The following article is a modified version of a speech delivered at a Sept. 19 meeting in Harlem.
We took on this election campaign because we understood that all political events this year would take place in the lens of the presidential elections. For anyone remotely interested in politics, all political questions—the Wall Street meltdown, the war in Iraq—would be framed in terms of what the candidates were saying.
That is the situation we are in today. Anyone who has had a discussion about politics with a fellow student, co-worker or friend knows that this question is on the minds of many working-class people.
Today, thanks to the hard work of our party, we have a way to engage in these discussions without feeding into either Democratic Party mania or into anti-political pessimism or cynicism. After tens of thousands of petitions, countless hours on the street and in the office, the Party for Socialism and Liberation’s candidates Gloria La Riva and Eugene Puryear are on the ballot in 12 states: Utah, Arkansas, Rhode Island, Wisconsin, Vermont, Florida, Iowa, Colorado, Washington, New Jersey, Louisiana and New York!
We have put in all this work to build a tool to use in the class struggle. For the next six weeks, we will have the opportunity to use this tool as a way to intervene in the class struggle in New York and around the country.
Our party’s election campaign does not measure success in the same terms that the ruling class parties do. First of all, we are not about winning over the support of the ruling class. We are about building the strength of our class—the poor and working people that are exploited by this rotten capitalist system.
Our goal is not primarily to win votes, although we are honored by every single person who chooses to vote for Gloria and Eugene, whether it is out of respect for our party’s work or out of hatred of the capitalist system.
Our goal is to use our campaign as an arena to elevate class consciousness. That means, first and foremost, to try to increase our people’s confidence in their ability to fight and win. Our campaign is not, “Vote for us and we will set you free.” Our campaign is: “This system is rigged against us, and if we do not unite and fight, the rich will keep us in our place until we die.”
Our plan in New York City
That is why here in New York, we are launching a special project through the La Riva/Puryear election campaign.
As we spoke face-to-face with our class during our six weeks of petitioning this summer, one issue stood out: the issue of police brutality. Abuse and harassment are rampant in the African American and Latino neighborhoods in this city—and none of the big business candidates is addressing it.
They will never address the issue. The police are their police, to protect their property, their profits and their system. What better way to talk to our class, to bring a perspective of struggle to the elections, to offer our campaign as a vehicle to our communities, than to use our campaign to spotlight the issue of police brutality?
We are spending the next weeks in the streets collecting testimony on this trend of police harassment, abuse and brutality. We will tape record, type, and videotape every story of police abuse that we can find.
We are going to take all this testimony and make a web page for it on our VotePSL web site. Our campaign, to use a phrase of Lenin’s, will become a tribune of the people.
But we are not stopping there. Gloria and Eugene will be using this testimony as a way to force the issue of police brutality into the national spotlight.
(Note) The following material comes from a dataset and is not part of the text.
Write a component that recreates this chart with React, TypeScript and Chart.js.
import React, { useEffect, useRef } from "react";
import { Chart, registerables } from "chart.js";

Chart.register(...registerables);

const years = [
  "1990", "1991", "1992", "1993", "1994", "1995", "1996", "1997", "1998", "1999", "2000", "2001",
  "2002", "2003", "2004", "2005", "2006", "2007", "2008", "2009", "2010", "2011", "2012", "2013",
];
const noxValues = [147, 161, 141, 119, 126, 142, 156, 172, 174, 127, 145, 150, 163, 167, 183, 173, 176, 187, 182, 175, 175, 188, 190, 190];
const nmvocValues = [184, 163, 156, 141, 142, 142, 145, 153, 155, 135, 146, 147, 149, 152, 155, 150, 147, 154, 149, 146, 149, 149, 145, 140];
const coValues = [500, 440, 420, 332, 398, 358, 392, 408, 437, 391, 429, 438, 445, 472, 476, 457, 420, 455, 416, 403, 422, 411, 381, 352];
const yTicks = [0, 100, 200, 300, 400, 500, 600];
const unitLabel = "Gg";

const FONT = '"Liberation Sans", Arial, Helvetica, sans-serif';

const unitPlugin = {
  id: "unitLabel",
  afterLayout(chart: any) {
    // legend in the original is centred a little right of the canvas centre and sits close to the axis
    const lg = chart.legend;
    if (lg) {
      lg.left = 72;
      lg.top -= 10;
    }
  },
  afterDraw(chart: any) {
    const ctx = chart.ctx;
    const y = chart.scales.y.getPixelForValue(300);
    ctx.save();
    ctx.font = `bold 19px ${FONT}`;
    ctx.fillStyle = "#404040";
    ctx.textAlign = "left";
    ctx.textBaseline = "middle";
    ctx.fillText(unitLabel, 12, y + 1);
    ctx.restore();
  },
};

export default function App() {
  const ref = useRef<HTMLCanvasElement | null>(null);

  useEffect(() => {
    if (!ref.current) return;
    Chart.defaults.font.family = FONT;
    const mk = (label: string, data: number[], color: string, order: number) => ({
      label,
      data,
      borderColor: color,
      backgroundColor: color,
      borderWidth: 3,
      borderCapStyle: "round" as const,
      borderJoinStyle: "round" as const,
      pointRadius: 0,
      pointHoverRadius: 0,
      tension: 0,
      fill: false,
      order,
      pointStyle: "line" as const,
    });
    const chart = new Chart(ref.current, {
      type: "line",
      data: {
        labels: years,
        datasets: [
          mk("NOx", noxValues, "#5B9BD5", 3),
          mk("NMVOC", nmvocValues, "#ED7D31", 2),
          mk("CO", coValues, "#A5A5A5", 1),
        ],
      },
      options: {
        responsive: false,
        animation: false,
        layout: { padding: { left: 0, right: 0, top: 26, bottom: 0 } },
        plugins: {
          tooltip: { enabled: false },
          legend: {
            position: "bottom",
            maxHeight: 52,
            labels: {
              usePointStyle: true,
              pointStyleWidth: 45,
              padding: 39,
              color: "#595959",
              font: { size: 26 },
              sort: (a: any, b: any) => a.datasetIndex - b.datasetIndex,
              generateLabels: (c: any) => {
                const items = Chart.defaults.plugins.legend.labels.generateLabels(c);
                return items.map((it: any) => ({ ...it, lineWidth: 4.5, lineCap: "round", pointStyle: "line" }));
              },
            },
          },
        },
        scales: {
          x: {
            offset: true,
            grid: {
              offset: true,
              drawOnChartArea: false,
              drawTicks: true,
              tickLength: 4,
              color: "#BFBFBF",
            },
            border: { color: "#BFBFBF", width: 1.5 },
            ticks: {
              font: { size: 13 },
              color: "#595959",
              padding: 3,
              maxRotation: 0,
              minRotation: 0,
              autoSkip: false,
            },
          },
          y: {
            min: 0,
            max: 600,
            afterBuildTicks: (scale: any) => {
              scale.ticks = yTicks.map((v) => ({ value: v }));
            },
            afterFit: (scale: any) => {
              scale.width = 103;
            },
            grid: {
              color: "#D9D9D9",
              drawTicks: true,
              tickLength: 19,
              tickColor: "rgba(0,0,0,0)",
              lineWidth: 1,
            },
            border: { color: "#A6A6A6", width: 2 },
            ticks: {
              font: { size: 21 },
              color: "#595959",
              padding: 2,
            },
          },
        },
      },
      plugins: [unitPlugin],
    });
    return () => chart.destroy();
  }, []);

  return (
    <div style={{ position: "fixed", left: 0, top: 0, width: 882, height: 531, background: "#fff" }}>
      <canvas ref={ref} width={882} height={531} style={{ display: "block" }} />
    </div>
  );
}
If it is not convenient for the liberal establishment to talk about the issue during an election year, if it is not convenient for the Democratic leadership to have to confront that issue, then let us socialists and communists force their hand.
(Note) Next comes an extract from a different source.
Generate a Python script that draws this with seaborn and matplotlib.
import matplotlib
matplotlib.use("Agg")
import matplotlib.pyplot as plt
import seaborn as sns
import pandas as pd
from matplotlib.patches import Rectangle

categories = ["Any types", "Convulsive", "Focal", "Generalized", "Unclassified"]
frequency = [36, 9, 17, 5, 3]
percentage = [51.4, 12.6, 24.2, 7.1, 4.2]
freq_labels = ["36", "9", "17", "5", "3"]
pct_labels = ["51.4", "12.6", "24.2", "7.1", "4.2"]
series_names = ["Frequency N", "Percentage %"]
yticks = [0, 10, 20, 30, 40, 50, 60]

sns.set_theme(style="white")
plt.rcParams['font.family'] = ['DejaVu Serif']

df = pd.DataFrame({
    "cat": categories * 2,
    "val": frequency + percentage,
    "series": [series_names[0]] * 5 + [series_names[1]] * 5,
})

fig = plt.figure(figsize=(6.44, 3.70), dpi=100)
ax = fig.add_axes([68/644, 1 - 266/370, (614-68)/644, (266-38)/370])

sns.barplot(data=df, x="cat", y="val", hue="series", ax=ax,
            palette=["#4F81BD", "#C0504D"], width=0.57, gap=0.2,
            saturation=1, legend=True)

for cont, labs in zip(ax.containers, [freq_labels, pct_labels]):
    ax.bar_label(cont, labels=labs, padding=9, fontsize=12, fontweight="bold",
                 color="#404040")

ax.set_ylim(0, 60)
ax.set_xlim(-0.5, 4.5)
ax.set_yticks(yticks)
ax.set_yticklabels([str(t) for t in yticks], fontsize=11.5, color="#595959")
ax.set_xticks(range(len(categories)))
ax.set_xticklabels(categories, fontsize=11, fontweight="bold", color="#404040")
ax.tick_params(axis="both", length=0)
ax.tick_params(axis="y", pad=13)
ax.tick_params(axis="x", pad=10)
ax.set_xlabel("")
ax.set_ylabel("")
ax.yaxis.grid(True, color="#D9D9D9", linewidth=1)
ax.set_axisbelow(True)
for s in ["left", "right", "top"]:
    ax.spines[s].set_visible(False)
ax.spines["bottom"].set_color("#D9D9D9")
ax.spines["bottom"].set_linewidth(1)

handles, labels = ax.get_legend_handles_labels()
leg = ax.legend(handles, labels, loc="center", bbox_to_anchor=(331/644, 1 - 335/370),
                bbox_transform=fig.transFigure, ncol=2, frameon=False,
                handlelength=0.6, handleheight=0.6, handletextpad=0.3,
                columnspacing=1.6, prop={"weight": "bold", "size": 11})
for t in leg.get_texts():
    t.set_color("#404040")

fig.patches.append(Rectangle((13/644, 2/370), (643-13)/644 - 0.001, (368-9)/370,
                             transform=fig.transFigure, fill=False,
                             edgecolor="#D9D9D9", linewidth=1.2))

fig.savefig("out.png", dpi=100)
And when we have finished collecting the testimony, we are aiming to hold a people’s trial where we present the evidence, and render our verdict: the people’s verdict.
The issue exposes the ruling class state: its arms of repression, its cops and courts and prisons. It exposes the need for another system.
Our demands
What is our campaign’s answer to the crisis of police brutality?
One, we call for people’s trials for killer cops. The courts will not give us the justice we deserve, so let us elect our own judges and juries specifically to try cases of police abuse. We can start with a trial for the killers of Sean Bell.
Two, the top cops need to face the same charges as the cops they command, with tougher penalties. The whole police chain of command is responsible for the reign of terror in our communities.
Three, it is time to convene a national convention for people’s justice. The criminal justice system—the whole prison-industrial complex—needs to go. We need a national forum where the victims of this police terror take center stage and we take the first steps toward people’s justice.
I want to emphasize that we are using this issue as the way to talk to our class, but this is not a single-issue campaign.
Right now, the government is in the process of bailing out the billionaire bankers after their house of cards began to collapse. That may send stocks up for a moment, but the crisis in the system remains. You do not need a crystal ball to see what it means for our communities: layoffs, cuts in benefits and services, more cops patrolling and occupying our streets.
This is going to be a busy six weeks. The first item on the to-do list is to collect that testimony. Do you know of any cases of police abuse? We need to know.
Can you help us collect the testimony? We want to be out over the next few weeks with flyers and clipboards gathering the testimony, and we need your help. Join the campaign that puts people over profits, that organizes in the streets and is dedicated to taking on the issues that the big business candidates will never touch.